Entre lo que se acuerda y ordena en la cúspide de los plutócratas, los medios a su disposición, y sus amanuenses cotidianos, hay una correa de transmisión directa. Todos los que aparecen para leer instrucciones o comentarlas con aparente independencia y alegada libertad de criterio tienen hay una ligazón estructural de intereses apenas disfrazados con aires de pluralidad.
De esta grotesca manera y con base en postulados nebulosos se pasó al ataque pretendidamente demoledor. El golpe de Estado técnico fue presentado como intención de los secuestradores de tribunas. La insurrección general era el objetivo que unos cuantos iluminados otearon como real desembocadura de la disidencia callejera. El petróleo era simple coartada, la esgrima ficticia del caudillo. Sus reales afanes se orientan a derrocar al régimen establecido. Su desprecio por las instituciones llevado al extremo. El colofón ante tal desmesura difusiva, plasmada en artículos y arrebatos radiotelevisivos a manera conclusiones de enterados, era y es uno solo: la petición de usar la fuerza para salvaguardar la marcha de la República. Ésa es la amenaza continua que se perfila detrás de tales alegatos, lanzados al aire con la furia requerida, suscritos por intelectuales de ganados prestigios convenencieros o columnistas de consigna que inundan revistas y diarios.
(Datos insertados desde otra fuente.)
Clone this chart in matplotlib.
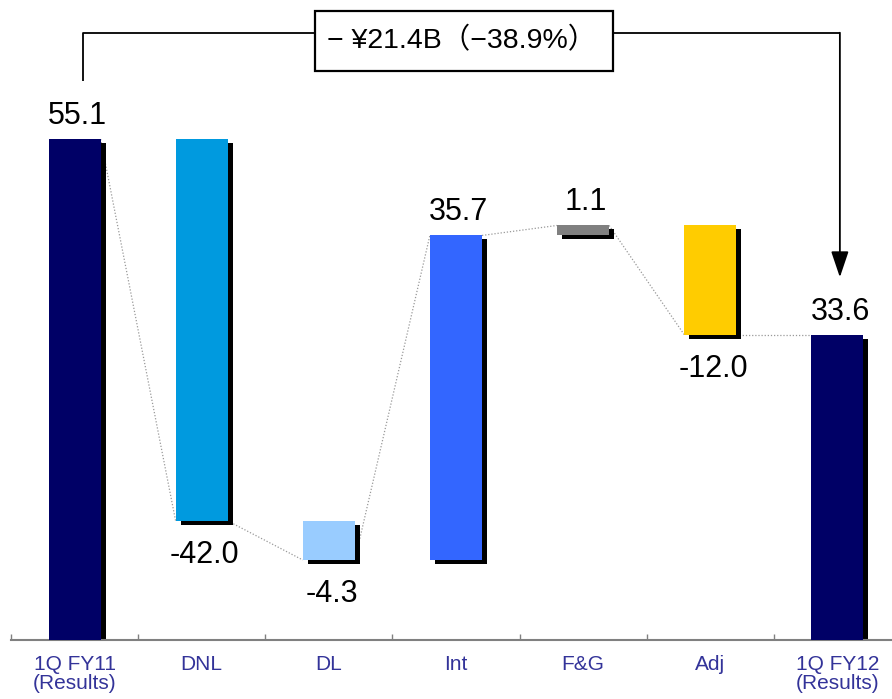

El triunfo de la negociación frenó, al menos de manera temporal, los arrestos de esos violentos, al estilo del altisonante dirigente panista del presente. Se ha dado cabida a un intervalo, celebrado con ardor masivo en las calles, que hará perder piso a los que claman por un orden impuesto por la fuerza, el falso respeto a las instituciones embargadas por traficantes de influencias y las hipocresías de contratistas a destajo que quieren echar el guante a la renta petrolera y a toda esa alharaca que se difumina apenas se eructa en un micrófono rentado. Se abrió, a instancias del FAP, un intervalo precioso por el que se irá colando información sólida, casa por casa, hasta abarcar esta abigarrada sociedad. El debate programado es una oportunidad para poner al alcance del ciudadano común elementos que le auxilien para formar un juicio colectivo bien cimentado, causa eficiente de la sabiduría popular. La reforma energética que se requiere para un México soberano e independiente al que se aspira, no el postrado y dependiente que se encierra en las iniciativas de Calderón.